決して人魚の姫は真実の愛だけを求めたのではなく、ひとえに滅びることのない魂欲しさに地上を目指していたこと、すずの兵隊が愛にその身を焦がしても踊り子は何も言わずに燃え落ちたこと、子どもの頃読んだ絵本では感動的でドラマティックなものに改編されていたが、彼自身のことばは、残酷さやどうにもならない哀しさを押し隠すことなく、すべて含めて語りだしていた。
だが、そんなアンデルセンの世界に引き込まれながらも、時々垣間見える、彼の奥底に流れるモラルに嫌悪してしまう自分がいた。子どもに語りかけるという意味では彼の持つモラルは本当に素晴らしいものだと思う。そんなモラルを持ち続けられる彼の強さが、本当にすごい。 -
どこかにある素晴らしい場所や、今とは違う自分に憧れて冒険してみても、実はそのままの自分でいるのが一番幸せなんだよ、というメッセージが含まれているお話が多い気がした。

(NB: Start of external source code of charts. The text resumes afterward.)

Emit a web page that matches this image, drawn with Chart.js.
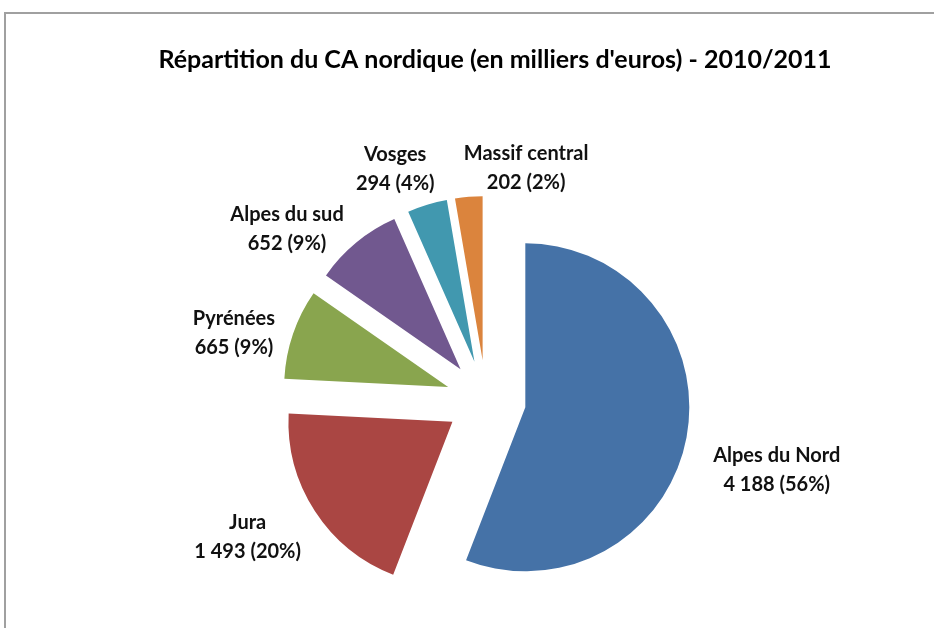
<!DOCTYPE html>
<html>
<head>
<meta charset="utf-8">
<script src="https://cdn.jsdelivr.net/npm/chart.js@4.4.1/dist/chart.umd.min.js"></script>
<style>
  html, body { margin: 0; padding: 0; background: #fff; }
  #wrap { width: 934px; height: 628px; position: relative; }
</style>
</head>
<body>
<div id="wrap"><canvas id="pieChart"></canvas></div>
<script>
// chart data
const regions = ["Alpes du Nord", "Jura", "Pyrénées", "Alpes du sud", "Vosges", "Massif central"];
const values = [4188, 1493, 665, 652, 294, 202];
const percents = [56, 20, 9, 9, 4, 2];
const colors = ["#4572A7", "#AA4643", "#89A54E", "#71588F", "#4198AF", "#DB843D"];
const titleText = "Répartition du CA nordique (en milliers d'euros) - 2010/2011";

// every slice is pulled out of the pie by the same amount
const explode = 40;
// small hand nudges so the labels sit like Excel placed them
const labelNudge = [[12, 25], [-9, 3], [-5, 13], [-23, 19], [-16, 5], [64, 13]];

const FONT = "Lato, 'DejaVu Sans', sans-serif";

function fmtThousands(v) {
    return String(v).replace(/\B(?=(\d{3})+(?!\d))/g, " ");
}

function sliceCenter(arc) {
    const mid = (arc.startAngle + arc.endAngle) / 2;
    return {
        x: arc.x + Math.cos(mid) * explode,
        y: arc.y + Math.sin(mid) * explode,
        dx: Math.cos(mid),
        dy: Math.sin(mid)
    };
}

const explodedPie = {
    id: 'explodedPie',
    beforeDatasetDraw(chart, args) {
        const ctx = chart.ctx;
        args.meta.data.forEach(arc => {
            const c = sliceCenter(arc);
            ctx.save();
            ctx.translate(c.x - arc.x, c.y - arc.y);
            arc.draw(ctx);
            ctx.restore();
        });
        return false;
    },
    afterDraw(chart) {
        const ctx = chart.ctx;
        ctx.save();

        // outer frame (only top and left are inside the picture)
        ctx.strokeStyle = "#a0a0a0";
        ctx.lineWidth = 2;
        ctx.strokeRect(5, 13, 1000, 1000);

        // title
        ctx.fillStyle = "#000";
        ctx.textAlign = "center";
        ctx.textBaseline = "middle";
        ctx.font = "bold 25px " + FONT;
        ctx.fillText(titleText, 495, 60);

        // data labels
        ctx.fillStyle = "#111";
        ctx.font = "bold 20px " + FONT;
        const meta = chart.getDatasetMeta(0);
        meta.data.forEach((arc, i) => {
            const c = sliceCenter(arc);
            const l1 = regions[i];
            const l2 = fmtThousands(values[i]) + " (" + percents[i] + "%)";
            const w = Math.max(ctx.measureText(l1).width, ctx.measureText(l2).width);
            const h = 52;
            const r = arc.outerRadius + 16;
            const cx = c.x + c.dx * r + c.dx * w / 2 + labelNudge[i][0];
            const cy = c.y + c.dy * r + c.dy * h / 2 + labelNudge[i][1];
            ctx.fillText(l1, cx, cy - 14.5);
            ctx.fillText(l2, cx, cy + 14.5);
        });
        ctx.restore();
    }
};

const ctx = document.getElementById('pieChart').getContext('2d');
const pieChart = new Chart(ctx, {
    type: 'pie',
    data: {
        labels: regions,
        datasets: [{
            data: values,
            backgroundColor: colors,
            borderWidth: 0
        }]
    },
    options: {
        responsive: true,
        maintainAspectRatio: false,
        animation: false,
        radius: 164,
        layout: { padding: { left: 286, right: 248, top: 200, bottom: 28 } },
        plugins: {
            legend: { display: false },
            tooltip: { enabled: false },
            title: { display: false }
        }
    },
    plugins: [explodedPie]
});
</script>
</body>
</html>
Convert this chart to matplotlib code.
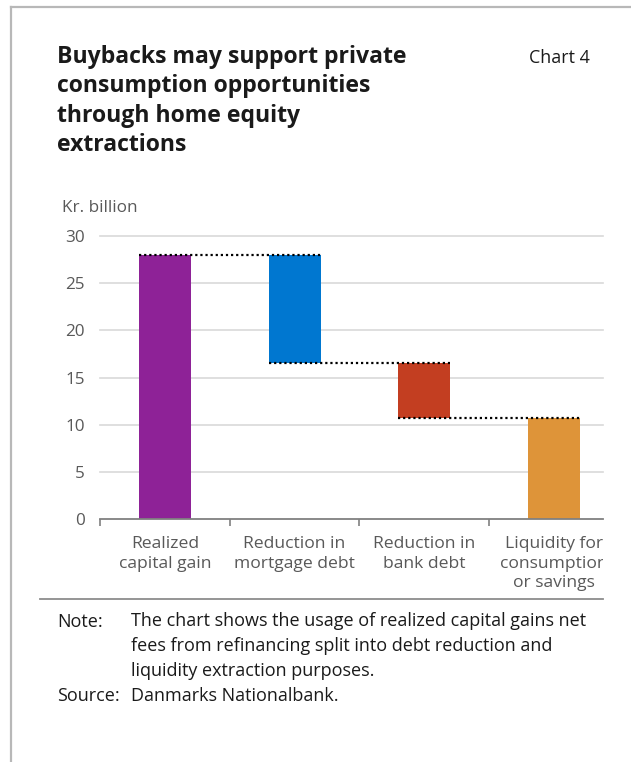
"""Waterfall: usage of realized capital gains from buybacks (Chart 4)."""

import matplotlib

matplotlib.use("Agg")
import matplotlib.pyplot as plt
from matplotlib.lines import Line2D
from matplotlib.transforms import Bbox, TransformedBbox

W, H = 631, 762

CATEGORIES = [
    "Realized\ncapital gain",
    "Reduction in\nmortgage debt",
    "Reduction in\nbank debt",
    "Liquidity for\nconsumption\nor savings",
]
# bar bottoms and tops, kr. billion
BAR_BOTTOM = [0.0, 16.5, 10.7, 0.0]
BAR_TOP = [28.0, 28.0, 16.5, 10.7]
COLOURS = ["#8e2297", "#0077d0", "#c33e21", "#de9439"]
YTICKS = [0, 5, 10, 15, 20, 25, 30]

TITLE = ("Buybacks may support private\nconsumption opportunities\n"
         "through home equity\nextractions")
NOTE = ("The chart shows the usage of realized capital gains net\n"
        "fees from refinancing split into debt reduction and\n"
        "liquidity extraction purposes.")

TEXT = "#1a1a1a"
GREY = "#595959"
SANS = "Open Sans"


def px(x, y):
    """Pixel position (from top-left) to figure fraction."""
    return x / W, 1 - y / H


fig = plt.figure(figsize=(W / 100, H / 100), dpi=100)

# outer frame: top and left rules only
frame = dict(color="#b8b8b8", linewidth=1.6, transform=fig.transFigure)
fig.add_artist(Line2D([11 / W, 1], [1 - 7 / H] * 2, **frame))
fig.add_artist(Line2D([11 / W] * 2, [1 - 7 / H, 0], **frame))

fig.text(*px(57, 45), TITLE, fontsize=16.6, fontweight="bold", family=SANS,
         color=TEXT, va="top", ha="left", linespacing=1.3)
fig.text(*px(590, 58), "Chart 4", fontsize=12.9, family=SANS, color=TEXT,
         va="center", ha="right")
fig.text(*px(62, 208), "Kr. billion", fontsize=12.3, family=SANS, color=GREY,
         va="center", ha="left")

# axes placed in pixels: x 100..603, y 0 at 519 px, 9.433 px per unit
ymax = 30.3
ax_h = ymax * 9.433
ax = fig.add_axes([100 / W, 1 - 519 / H, 503 / W, ax_h / H])

xs = list(range(len(CATEGORIES)))
heights = [t - b for t, b in zip(BAR_TOP, BAR_BOTTOM)]
ax.bar(xs, heights, bottom=BAR_BOTTOM, width=0.4, color=COLOURS, zorder=2)

# dotted connectors: from a bar's left edge to the next bar's right edge
for i in range(len(xs) - 1):
    level = BAR_TOP[i + 1] if i == 0 else BAR_BOTTOM[i]
    ax.plot([xs[i] - 0.2, xs[i + 1] + 0.2], [level, level], color="black",
            linewidth=1.6, linestyle=(0, (1, 1.3)), zorder=3,
            solid_capstyle="butt", dash_capstyle="butt")

ax.set_xlim(-0.5, 3.377)
ax.set_ylim(0, ymax)
ax.set_yticks(YTICKS)
ax.set_yticklabels([str(v) for v in YTICKS], family=SANS, fontsize=12.3,
                   color=GREY)
ax.set_xticks(xs)
ax.set_xticklabels(CATEGORIES, family=SANS, fontsize=12.6, color=GREY,
                   linespacing=1.32, va="top")
ax.set_xticks([x - 0.5 for x in xs], minor=True)
ax.tick_params(axis="y", length=0, pad=11)
ax.tick_params(axis="x", which="major", length=0, pad=12)
ax.tick_params(axis="x", which="minor", length=5, width=1.2, color="#808080")
for y in YTICKS[1:]:
    ax.axhline(y, color="#d9d9d9", linewidth=1.2, zorder=1, clip_on=False)
for side in ("top", "right", "left"):
    ax.spines[side].set_visible(False)
ax.spines["bottom"].set_color("#808080")
ax.spines["bottom"].set_linewidth(1.3)

# the source chart is cut off at the plot's right edge
clip = TransformedBbox(Bbox.from_extents(0, 0, 603 / W, 1), fig.transFigure)
for lab in ax.get_xticklabels():
    lab.set_clip_box(clip)
    lab.set_clip_on(True)

fig.add_artist(Line2D([40 / W, 603 / W], [1 - 599 / H] * 2, color="#8c8c8c",
                      linewidth=1.3, transform=fig.transFigure))

fig.text(*px(57, 622), "Note:", fontsize=13, family=SANS, color=TEXT,
         va="center", ha="left")
fig.text(*px(131, 612), NOTE, fontsize=13, family=SANS, color=TEXT,
         va="top", ha="left", linespacing=1.5)
fig.text(*px(57, 696), "Source:", fontsize=13, family=SANS, color=TEXT,
         va="center", ha="left")
fig.text(*px(131, 696), "Danmarks Nationalbank.", fontsize=13, family=SANS,
         color=TEXT, va="center", ha="left")

fig.savefig("out.png", dpi=100, facecolor="white")
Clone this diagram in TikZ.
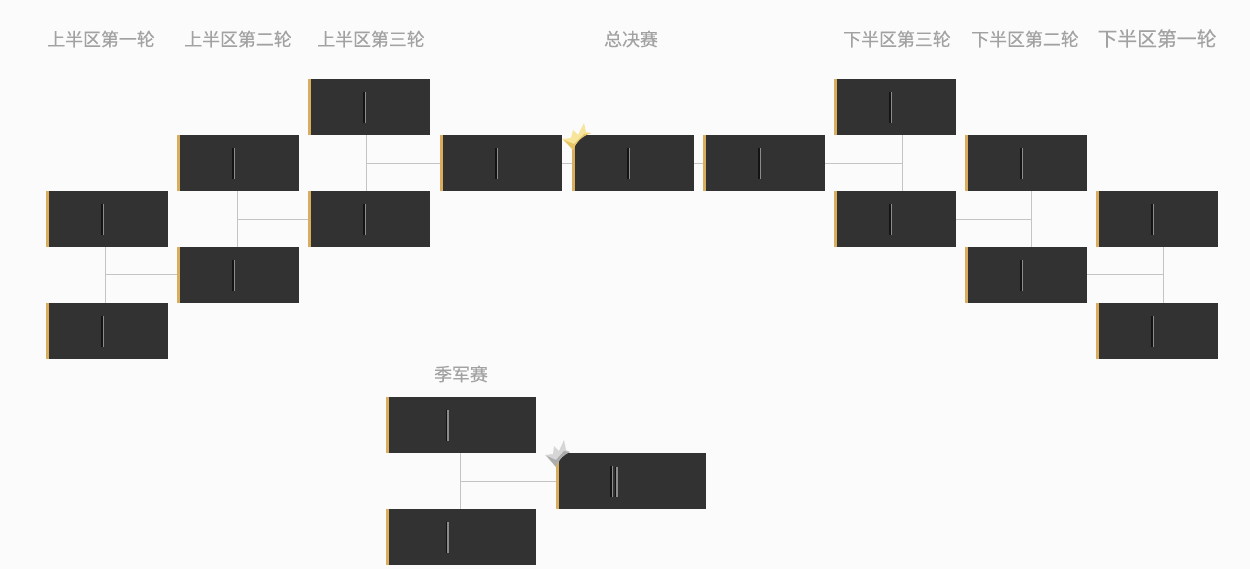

表現がとても綺麗で、読んでいて景色が目に浮かんできた。 -
あら、こんな可愛い表紙。私が借りてきたのはこの表紙ではなかったです。(模様みたいなお洒落な表紙です。)
私は小学生の頃からディズニーの「リトル・マーメイド」のアリエルが大好きで、思えばもっと小さい幼稚園に入ってるか入ってないかの頃に一番読んでいた絵本が「人魚姫」でした。
少し前に見た「リトル・マーメイド」も楽しく素敵な作品でしたが、私が知ってる人魚姫のエピソードとは違ってるなぁと思い、ちゃんと本でもう一回読んでみたいなと思いました。
やっぱり少し違ってるんだなって思いました。近いのはもちろん「人魚姫」の方ですけど…。
王子様に恋してるというのももちろんありますが、実際は人間にある死なない魂が人魚にはないからそれを手に入れるためにも王子様の愛が欲しい、というところもあるようで。
人間への憧れ(=死なない魂を持ち神の国へ迎え入れられることへの憧れ)が強いのかなーと。
王子様と死なない魂、ふたつとも手に入れるか、ふたつとも失うか、人魚のお姫さまにはこの二択しかなかった。
最後に眠る王子をナイフで刺し殺さなかったあたりからいろいろと読み取ることが出来そうです。
王子(人間)を殺して海の中へ帰るよりは泡となって消えることを選んだ人魚のお姫さま。
最後、美しい花嫁にはキスをしたけど王子様には微笑んだだけ、というのも何かポイントがあるのかも。
自分を受け入れてくれててもわかってはもらえない人魚のお姫さまの様子に胸が痛くなりました。
痛みをこらえて王子様をこんなにも慕っているのに。
最後の方は悲しくて悲しくて。
でも悲しんで泡になっていくのではなくて、空気の娘たちに迎え入れられて幸せそうに消えていきます。
切ないけれど、心暖まるようなフィナーレでした。
どこかの文章(ブログかな…?)で読んだものを備忘録的に書き留めておきますが、「リトル・マーメイド」の「アリエル(Ariel)」という名は「エアリアル(aerial)」から来ているとかいないとか。空気の娘となった人魚のお姫さまを考慮しての名付けかもしれません。
童話というと子供向けのようなイメージでしたが、こうやってアンデルセンの童話を読んでいると結構大人向けなんだなぁと思いました。
色彩豊かで、とても綺麗な物語ばかりでした。 -
童話と言いながら、なかなかハッピーエンドは迎えられないものばかり。しかし、キリスト教的には救われる話になっているのがアンデルセン。デンマークは確かにヨーロッパの中でもキリスト教がしっかり根付いた土地なんだと納得。
人魚姫が実は相当に苦難の物語だったと知った。読む価値あり。 -
超有名な表題作他、アンデルセンの童話が16編収録されています。
クラシックあり、シュールありとそれぞれ大人でも詩を読むような感覚で読めました。
「人魚の姫」はやはり、悲しいのですが、読後感が悪くないのは、話の美しさにあるのでしょうか。